Page Six has previously reported that Harry and Markle will be absolutely invited to the coronation, and palace insiders said that still holds true.
But royal historian Hugo Vickers, a friend of the royal family, predicts that the prince won’t accept.
“Harry has made it clear that he has certain conditions before he will accept any invitation,” Vickers told Page Six. “It is always possible to reconcile if both parties are willing to do so … but I don’t think the Harry side will budge.
“He’s never wrong about anything. so that’s not a very good start.”
In fact, Vickers said, “I do hope Harry won’t come, as it could deflect from the ceremony. After all, that’s why they don’t invite crowned Kings and Queens to a coronation.”

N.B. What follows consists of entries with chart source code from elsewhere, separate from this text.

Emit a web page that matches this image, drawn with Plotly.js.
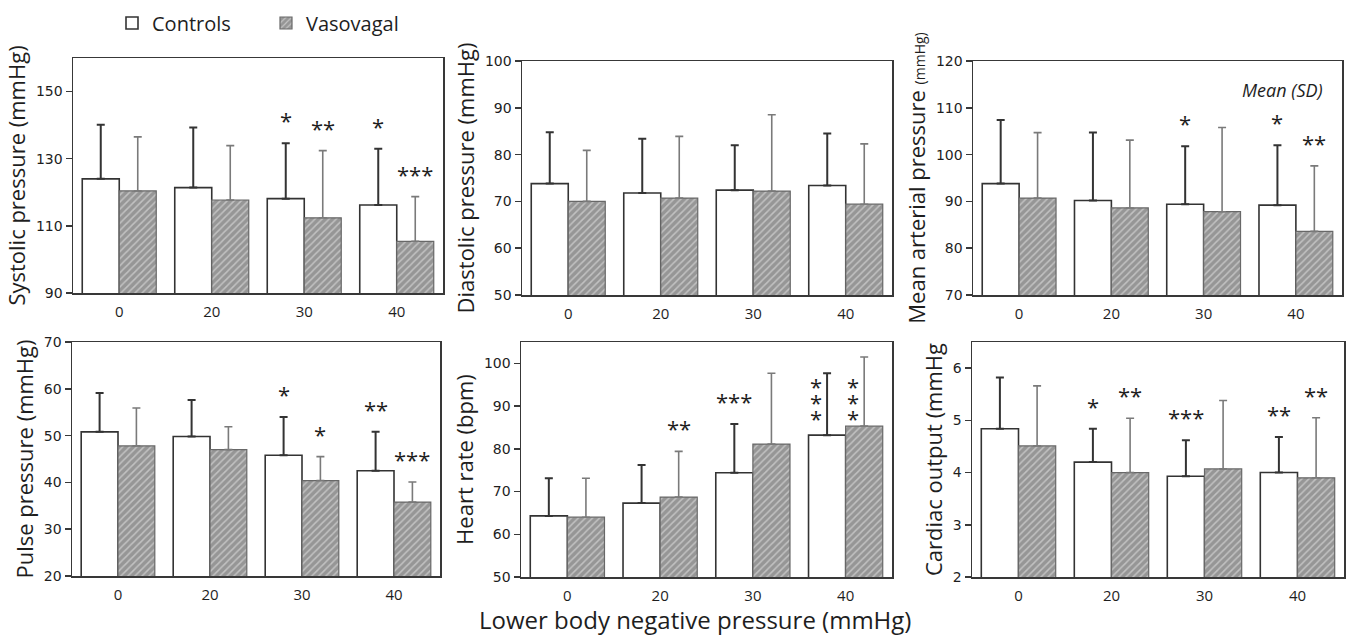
<!DOCTYPE html>
<html><head><meta charset="utf-8">
<script src="https://cdn.plot.ly/plotly-3.0.1.min.js"></script>
<style>html,body{margin:0;padding:0;background:#fff}#chart{width:1353px;height:636px}</style>
</head><body><div id="chart"></div>
<script>
// ---------------- data ----------------
const categories = ['0', '20', '30', '40'];
const seriesNames = ['Controls', 'Vasovagal'];

const systolicControls = [124.0, 121.4, 118.1, 116.2];
const systolicControlsSD = [16.1, 17.9, 16.5, 16.8];
const systolicVasovagal = [120.4, 117.7, 112.4, 105.4];
const systolicVasovagalSD = [16.1, 16.2, 20.0, 13.3];
const systolicSigControls = ['', '', '*', '*'];
const systolicSigVasovagal = ['', '', '**', '***'];

const diastolicControls = [73.8, 71.8, 72.4, 73.4];
const diastolicControlsSD = [11.0, 11.6, 9.6, 11.1];
const diastolicVasovagal = [70.0, 70.7, 72.2, 69.4];
const diastolicVasovagalSD = [10.9, 13.2, 16.3, 12.9];
const diastolicSigControls = ['', '', '', ''];
const diastolicSigVasovagal = ['', '', '', ''];

const mapControls = [93.8, 90.2, 89.4, 89.2];
const mapControlsSD = [13.6, 14.5, 12.4, 12.8];
const mapVasovagal = [90.7, 88.6, 87.8, 83.6];
const mapVasovagalSD = [14.0, 14.5, 18.0, 14.0];
const mapSigControls = ['', '', '*', '*'];
const mapSigVasovagal = ['', '', '', '**'];

const pulseControls = [50.8, 49.8, 45.8, 42.5];
const pulseControlsSD = [8.3, 7.8, 8.2, 8.3];
const pulseVasovagal = [47.8, 47.0, 40.4, 35.8];
const pulseVasovagalSD = [8.1, 4.9, 5.1, 4.3];
const pulseSigControls = ['', '', '*', '**'];
const pulseSigVasovagal = ['', '', '*', '***'];

const hrControls = [64.3, 67.3, 74.4, 83.2];
const hrControlsSD = [8.8, 8.9, 11.4, 14.5];
const hrVasovagal = [64.0, 68.7, 81.1, 85.3];
const hrVasovagalSD = [9.1, 10.7, 16.6, 16.2];
const hrSigControls = ['', '', '***', '***'];
const hrSigVasovagal = ['', '**', '', '***'];
const hrStackedCategory = ['40'];   // stars drawn vertically at this level

const coControls = [4.84, 4.20, 3.93, 4.00];
const coControlsSD = [0.98, 0.64, 0.69, 0.68];
const coVasovagal = [4.51, 4.00, 4.07, 3.90];
const coVasovagalSD = [1.15, 1.04, 1.31, 1.15];
const coSigControls = ['', '*', '***', '**'];
const coSigVasovagal = ['', '**', '', '**'];

// ---------------- panels ----------------
const W = 1353, H = 636;
const panels = [
  {c: systolicControls, cs: systolicControlsSD, v: systolicVasovagal, vs: systolicVasovagalSD,
   sc: systolicSigControls, sv: systolicSigVasovagal, stacked: [],
   title: 'Systolic pressure (mmHg)', range: [90, 160], tick0: 90, dtick: 20,
   px: [73, 443], py: [58, 293]},
  {c: diastolicControls, cs: diastolicControlsSD, v: diastolicVasovagal, vs: diastolicVasovagalSD,
   sc: diastolicSigControls, sv: diastolicSigVasovagal, stacked: [],
   title: 'Diastolic pressure (mmHg)', range: [50, 100], tick0: 50, dtick: 10,
   px: [522, 892], py: [61, 295]},
  {c: mapControls, cs: mapControlsSD, v: mapVasovagal, vs: mapVasovagalSD,
   sc: mapSigControls, sv: mapSigVasovagal, stacked: [],
   title: 'Mean arterial pressure <span style="font-size:14px">(mmHg)</span>', range: [70, 120], tick0: 70, dtick: 10,
   px: [973, 1342], py: [61, 295]},
  {c: pulseControls, cs: pulseControlsSD, v: pulseVasovagal, vs: pulseVasovagalSD,
   sc: pulseSigControls, sv: pulseSigVasovagal, stacked: [],
   title: 'Pulse pressure (mmHg)', range: [20, 70], tick0: 20, dtick: 10,
   px: [72, 440], py: [342, 576]},
  {c: hrControls, cs: hrControlsSD, v: hrVasovagal, vs: hrVasovagalSD,
   sc: hrSigControls, sv: hrSigVasovagal, stacked: hrStackedCategory,
   title: 'Heart rate (bpm)', range: [50, 105], tick0: 50, dtick: 10,
   px: [521, 892], py: [342, 577]},
  {c: coControls, cs: coControlsSD, v: coVasovagal, vs: coVasovagalSD,
   sc: coSigControls, sv: coSigVasovagal, stacked: [],
   title: 'Cardiac output (mmHg', range: [2, 6.5], tick0: 2, dtick: 1,
   px: [972, 1344], py: [342, 577]}
];

const ink = '#1e1e1e';
const frame = '#383838';
const traces = [];
const annotations = [];
const layout = {
  width: W, height: H,
  margin: {l: 0, r: 0, t: 0, b: 0},
  paper_bgcolor: '#fff', plot_bgcolor: '#fff',
  barmode: 'group', bargap: 0.2, bargroupgap: 0,
  font: {family: 'Open Sans, sans-serif', color: ink},
  showlegend: true,
  legend: {orientation: 'h', x: 112 / W, xanchor: 'left', y: 1 - 23 / H, yanchor: 'middle',
           font: {family: 'Open Sans', size: 20, color: ink}, bgcolor: 'rgba(0,0,0,0)',
           itemwidth: 30, traceorder: 'normal', entrywidth: 109, entrywidthmode: 'pixels'}
};

panels.forEach((p, k) => {
  const n = k === 0 ? '' : String(k + 1);
  const xa = 'x' + n, ya = 'y' + n;
  traces.push({
    type: 'bar', name: seriesNames[0], x: categories, y: p.c, xaxis: xa, yaxis: ya,
    showlegend: k === 0, legendgroup: 'c',
    marker: {color: '#ffffff', line: {color: '#333', width: 1.6}},
    error_y: {type: 'data', symmetric: false, array: p.cs, arrayminus: p.cs.map(() => 0),
              color: '#333', thickness: 2, width: 4},
    hoverinfo: 'skip'
  });
  traces.push({
    type: 'bar', name: seriesNames[1], x: categories, y: p.v, xaxis: xa, yaxis: ya,
    showlegend: k === 0, legendgroup: 'v',
    marker: {color: '#9a9a9a',
             pattern: {shape: '/', bgcolor: '#969696', fgcolor: '#c2c2c2', size: 5, solidity: 0.3},
             line: {color: '#686868', width: 1.2}},
    error_y: {type: 'data', symmetric: false, array: p.vs, arrayminus: p.vs.map(() => 0),
              color: '#7a7a7a', thickness: 1.6, width: 4},
    hoverinfo: 'skip'
  });

  layout['xaxis' + n] = {
    domain: [p.px[0] / W, p.px[1] / W], anchor: ya, type: 'category',
    range: [-0.5, 3.5], showline: true, mirror: true, linecolor: frame, linewidth: 1.5,
    ticks: 'outside', ticklen: 4, tickcolor: 'rgba(0,0,0,0)',
    showgrid: false, zeroline: false, fixedrange: true,
    tickfont: {family: 'Open Sans', size: 15, color: ink}
  };
  layout['yaxis' + n] = {
    domain: [1 - p.py[1] / H, 1 - p.py[0] / H], anchor: xa,
    range: p.range, tick0: p.tick0, dtick: p.dtick,
    showline: true, mirror: true, linecolor: frame, linewidth: 1.5,
    ticks: 'outside', ticklen: 6, tickwidth: 1.5, tickcolor: frame,
    showgrid: false, zeroline: false, fixedrange: true,
    tickfont: {family: 'DejaVu Sans', size: 14, color: ink},
    title: {text: p.title, font: {family: 'Open Sans', size: 22, color: ink}, standoff: 4}
  };

  categories.forEach((cat, i) => {
    const stacked = p.stacked.indexOf(cat) >= 0;
    [[p.sc, p.c, p.cs, -0.2], [p.sv, p.v, p.vs, 0.2]].forEach(([sig, m, sd, off]) => {
      const s = sig[i];
      if (!s) return;
      if (stacked) {
        const base = Math.max(p.c[i], p.v[i]);
        for (let j = 0; j < s.length; j++) {
          annotations.push({xref: xa, yref: ya, x: i + off, y: base, text: '*',
            showarrow: false, xanchor: 'center', yanchor: 'middle', xshift: -11, yshift: 8 + 16 * j,
            font: {family: 'Open Sans', size: 22, color: ink}});
        }
      } else {
        annotations.push({xref: xa, yref: ya, x: i + off, y: m[i] + sd[i], text: s,
          showarrow: false, xanchor: 'center', yanchor: 'middle', yshift: 23,
          font: {family: 'Open Sans', size: 22, color: ink}});
      }
    });
  });
});

annotations.push({xref: 'x3 domain', yref: 'y3 domain', x: 0.955, y: 0.876, xanchor: 'right', yanchor: 'middle',
  text: '<i>Mean (SD)</i>', showarrow: false, font: {family: 'Open Sans', size: 18, color: ink}});
annotations.push({xref: 'paper', yref: 'paper', x: 695 / W, y: 0, xanchor: 'center', yanchor: 'bottom',
  yshift: -2,
  text: 'Lower body negative pressure (mmHg)', showarrow: false, font: {family: 'Open Sans', size: 24, color: ink}});
layout.annotations = annotations;

Plotly.newPlot('chart', traces, layout, {displayModeBar: false, staticPlot: true});
</script>
</body></html>
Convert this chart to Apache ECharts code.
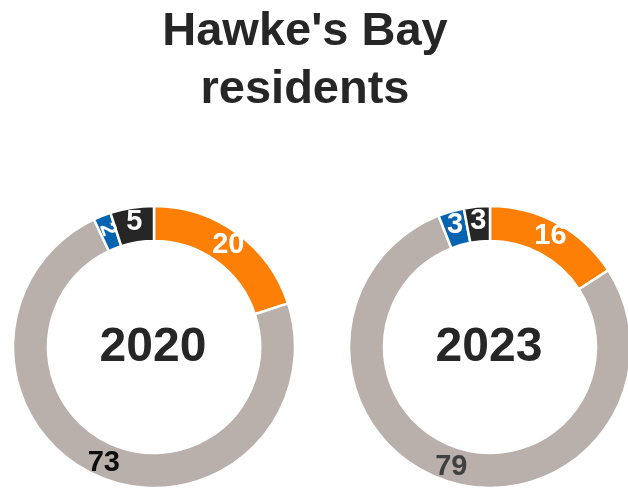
<!DOCTYPE html>
<html>
<head>
<meta charset="utf-8">
<script src="https://cdn.jsdelivr.net/npm/echarts@6/dist/echarts.min.js"></script>
<style>
html,body{margin:0;padding:0;background:#fff;}
#chart{width:628px;height:488px;}
</style>
</head>
<body>
<div id="chart"></div>
<script>
var titleText = "Hawke's Bay\nresidents";
var years = ['2020', '2023'];
var categories = ['Orange', 'Grey', 'Blue', 'Black'];
var values2020 = [20, 73, 2, 5];
var values2023 = [16, 79, 3, 3];
var sliceColors = ['#FD7F06', '#B9B0AC', '#0563B0', '#262626'];
var labelColors2020 = ['#ffffff', '#0d0d0d', '#ffffff', '#ffffff'];
var labelColors2023 = ['#ffffff', '#404040', '#ffffff', '#ffffff'];

var centers = [[154, 347], [490, 347]];
var allValues = [values2020, values2023];
var allLabelColors = [labelColors2020, labelColors2023];

function buildData(vals, lcols, idx) {
  return categories.map(function (c, i) {
    var d = {
      name: c,
      value: vals[i],
      itemStyle: { color: sliceColors[i] },
      label: { color: lcols[i] }
    };
    if (idx === 0 && i === 2) {
      d.label.rotate = -70;
      d.label.fontSize = 22;
    }
    return d;
  });
}

var series = years.map(function (y, k) {
  return {
    type: 'pie',
    center: centers[k],
    radius: [106, 141],
    startAngle: 90,
    clockwise: true,
    silent: true,
    animation: false,
    itemStyle: { borderColor: '#ffffff', borderWidth: 2.5 },
    label: {
      show: true,
      position: 'inside',
      formatter: '{c}',
      fontFamily: 'Liberation Sans',
      fontWeight: 'bold',
      fontSize: 29
    },
    labelLine: { show: false },
    data: buildData(allValues[k], allLabelColors[k], k)
  };
});

var titles = [{
  text: titleText,
  left: 305,
  top: 3,
  padding: 0,
  textAlign: 'center',
  textStyle: {
    fontFamily: 'Liberation Sans',
    fontWeight: 'bold',
    fontSize: 47,
    lineHeight: 58,
    color: '#262626'
  }
}];
years.forEach(function (y, k) {
  titles.push({
    text: y,
    left: centers[k][0] - 1,
    top: centers[k][1] - 27,
    padding: 0,
    textAlign: 'center',
    textStyle: {
      fontFamily: 'Liberation Sans',
      fontWeight: 'bold',
      fontSize: 48,
      lineHeight: 56,
      color: '#262626'
    }
  });
});

var chart = echarts.init(document.getElementById('chart'), null, { renderer: 'canvas' });
chart.setOption({
  animation: false,
  backgroundColor: '#ffffff',
  title: titles,
  series: series
});
</script>
</body>
</html>
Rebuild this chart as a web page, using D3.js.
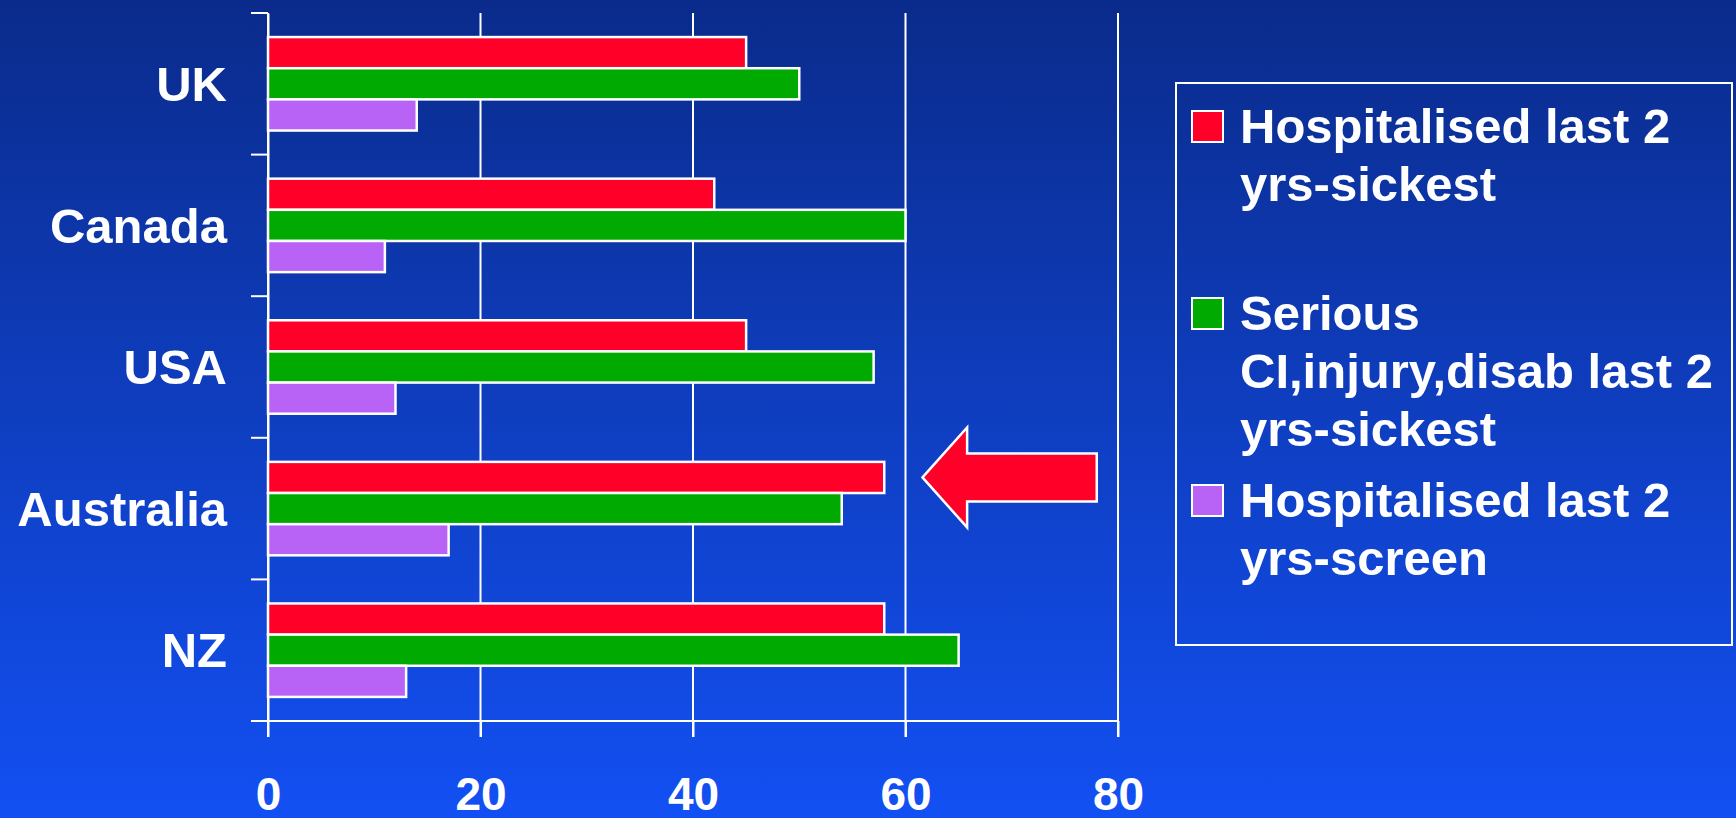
<!DOCTYPE html>
<html>
<head>
<meta charset="utf-8">
<script src="https://cdn.jsdelivr.net/npm/d3@7"></script>
<style>
	html, body { margin: 0; padding: 0; background: #0e3cc0; }
	svg { display: block; }
	text { font-family: "Liberation Sans", Arial, Helvetica, sans-serif; font-weight: bold; fill: #fff; }
</style>
</head>
<body>
<div id="chart"></div>
<script>

// data
const countries = ["UK", "Canada", "USA", "Australia", "NZ"];
const seriesKeys = ["hospSickest", "seriousSickest", "hospScreen"];
const seriesColors = ["#ff0029", "#00aa00", "#b963f6"];
const hospSickest = [45, 42, 45, 58, 58];
const seriousSickest = [50, 60, 57, 54, 65];
const hospScreen = [14, 11, 12, 17, 13];
const xTicks = [0, 20, 40, 60, 80];
const legendLines = [
	["Hospitalised last 2", "yrs-sickest"],
	["Serious", "CI,injury,disab last 2", "yrs-sickest"],
	["Hospitalised last 2", "yrs-screen"]
];

const W = 1736, H = 818;
const plot = { left: 268, right: 1118, top: 13, bottom: 721 };

const rows = countries.map((c, i) => ({
	country: c,
	hospSickest: hospSickest[i],
	seriousSickest: seriousSickest[i],
	hospScreen: hospScreen[i]
}));

const svg = d3.select("#chart")
		.append("svg")
		.attr("width", W)
		.attr("height", H);

// background
const grad = svg.append("defs")
		.append("linearGradient")
			.attr("id", "bg")
			.attr("x1", 0).attr("y1", 0)
			.attr("x2", 0).attr("y2", 1);
grad.append("stop").attr("offset", "0%").attr("stop-color", "#0a2b8b");
grad.append("stop").attr("offset", "100%").attr("stop-color", "#1350f3");

svg.append("rect")
	.attr("width", W)
	.attr("height", H)
	.attr("fill", "url(#bg)");

// scales
const x = d3.scaleLinear()
		.domain([0, 80])
		.range([plot.left, plot.right]);

const y0 = d3.scaleBand()
		.domain(countries)
		.range([plot.top, plot.bottom])
		.paddingInner(0.34)
		.paddingOuter(0.17);

const y1 = d3.scaleBand()
		.domain(seriesKeys)
		.range([0, y0.bandwidth()]);

const color = d3.scaleOrdinal()
		.domain(seriesKeys)
		.range(seriesColors);

// grid lines (extend below the axis as ticks)
svg.append("g")
	.attr("class", "grid")
	.selectAll("line")
	.data(xTicks)
	.join("line")
		.attr("x1", d => x(d))
		.attr("x2", d => x(d))
		.attr("y1", plot.top)
		.attr("y2", plot.bottom + 16)
		.attr("stroke", "#fff")
		.attr("stroke-width", 2);

// x axis
const xAxis = svg.append("g")
	.attr("transform", "translate(0," + plot.bottom + ")")
	.call(d3.axisBottom(x).tickValues(xTicks).tickSize(16).tickPadding(40).tickSizeOuter(0));

xAxis.select(".domain").remove();
xAxis.selectAll(".tick line").attr("stroke", "#fff").attr("stroke-width", 2);
xAxis.selectAll(".tick text")
	.attr("fill", "#fff")
	.style("font-size", "46px")
	.style("font-family", "'Liberation Sans', Arial, sans-serif")
	.style("font-weight", "bold");

svg.append("line")
	.attr("x1", plot.left - 17)
	.attr("x2", x(80))
	.attr("y1", plot.bottom)
	.attr("y2", plot.bottom)
	.attr("stroke", "#fff")
	.attr("stroke-width", 2);

// y axis
const yAxis = svg.append("g")
	.attr("transform", "translate(" + plot.left + ",0)")
	.call(d3.axisLeft(y0).tickSize(0).tickPadding(41));

yAxis.select(".domain").attr("stroke", "#fff").attr("stroke-width", 2);
yAxis.selectAll(".tick text")
	.attr("fill", "#fff")
	.attr("dy", "0.35em")
	.style("font-size", "49px")
	.style("font-family", "'Liberation Sans', Arial, sans-serif")
	.style("font-weight", "bold");

// category boundary ticks
const half = y0.step() * y0.paddingInner() / 2;
const bounds = countries.map(c => y0(c) - half).concat([y0(countries[countries.length - 1]) + y0.bandwidth() + half]);

svg.append("g")
	.selectAll("line")
	.data(bounds)
	.join("line")
		.attr("x1", plot.left - 17)
		.attr("x2", plot.left)
		.attr("y1", d => d)
		.attr("y2", d => d)
		.attr("stroke", "#fff")
		.attr("stroke-width", 2);

// bars
svg.append("g")
	.selectAll("g")
	.data(rows)
	.join("g")
		.attr("transform", d => "translate(0," + y0(d.country) + ")")
	.selectAll("rect")
	.data(d => seriesKeys.map(k => ({ key: k, value: d[k] })))
	.join("rect")
		.attr("x", x(0))
		.attr("y", d => y1(d.key))
		.attr("width", d => x(d.value) - x(0))
		.attr("height", y1.bandwidth())
		.attr("fill", d => color(d.key))
		.attr("stroke", "#fff")
		.attr("stroke-width", 2.5);

// arrow pointing at Australia's first bar
const ay = y0("Australia") + y1(seriesKeys[0]) + y1.bandwidth() / 2;
const tipX = x(61.6), headX = x(65.8), endX = x(78);
const arrowPts = [
	[tipX, ay],
	[headX, ay - 50],
	[headX, ay - 24],
	[endX, ay - 24],
	[endX, ay + 24],
	[headX, ay + 24],
	[headX, ay + 50]
];

svg.append("path")
	.attr("d", d3.line()(arrowPts) + "Z")
	.attr("fill", "#ff0029")
	.attr("stroke", "#fff")
	.attr("stroke-width", 2.5);

// legend
const legend = svg.append("g").attr("class", "legend");

legend.append("rect")
	.attr("x", 1176)
	.attr("y", 83)
	.attr("width", 556)
	.attr("height", 562)
	.attr("fill", "none")
	.attr("stroke", "#fff")
	.attr("stroke-width", 2);

const item = legend.selectAll("g.item")
	.data(seriesKeys)
	.join("g")
		.attr("class", "item")
		.attr("transform", (d, i) => "translate(1192," + (143 + 187 * i) + ")");

item.append("rect")
	.attr("x", 0)
	.attr("y", -32)
	.attr("width", 31)
	.attr("height", 31)
	.attr("fill", d => color(d))
	.attr("stroke", "#fff")
	.attr("stroke-width", 2);

item.append("text")
	.attr("x", 48)
	.style("font-size", "49px")
	.selectAll("tspan")
	.data((d, i) => legendLines[i])
	.join("tspan")
		.attr("x", 48)
		.attr("y", (d, i) => i * 58)
		.text(d => d);

</script>
</body>
</html>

In an in-depth interview with the UK Telegraph from his home in Montecito, Calif., published Friday, Harry, 38, stressed that he wants an apology from his family after making a series of explosive claims in his memoir, accusing his family of treating him as if he were “delusional and paranoid”.
Of his family’s alleged bad behavior — including, he claims, leaking negative stories to the press — toward Markle, he said: “You know what you did, and I now know why you did it. And you’ve been caught out, so just come clean.”
A royal source told The Sunday Times they do believe a reconciliation meeting will happen soon, adding it needs to take place before the coronation on May 6.
“It’s going to take flexibility on all sides, but it can be done, it’s fixable,” said the source. “It needs Harry over here, in the room with the King and [Prince Williams], a couple of other family members, some of ‘his people’ he trusts who always had his back, so he doesn’t think he’s being ambushed. Someone like Elf [Ed Lane Fox, Harry’s former private secretary] and Christopher [Lord Geidt, the late Queen’s former private secretary who advised the Sussexes].”
Page Six revealed how Prince William and Princess Kate were left “reeling” by Harry’s book, and a source who knows the Prince of Wales told The Times: “Not everyone here behaved well, but Harry’s got to be able to sit down and say ‘we didn’t behave well either’. That takes a lot of academic flexibility, which Harry isn’t great at.”
Vickers told Page Six that the family absolutely needs to take guidance from the late Queen Elizabeth, saying, “The Queen was brilliant at conciliating all through her life, in dealing with Japan, Germany. She was diplomatic on an international level and a more personal level.”
There are clear parallels between Harry and the Duke of Windsor, who abdicated as king in December 1936 to marry American divorcée Wallace Simpson, later the Duchess of Windsor.
Vickers pointed out that there were also issues with the idea of the Duke of Windsor attending his niece Queen Elizabeth’s coronation in June 1953. He was later photographed watching the event on TV from Paris, France.
“The Duke of Windsor was not invited to the queen’s coronation,” said Vickers: “There were quite complicated negotiations agreed through his lawyers that he would put out a statement to say it was inappropriate for a previous king to attend a successor’s coronation.
“Before that, there had been fears that he would travel to London and [the family] were frightened of provoking him.”
While Harry has given four TV interviews and two print interviews over the space of a week to publicize his book, the royal family, including his much-maligned older brother Prince William, and his father King Charles, have kept silent about the allegations in “Spare.”
“I think the Royal Family has been very sensible in keeping quiet,” said Vickers.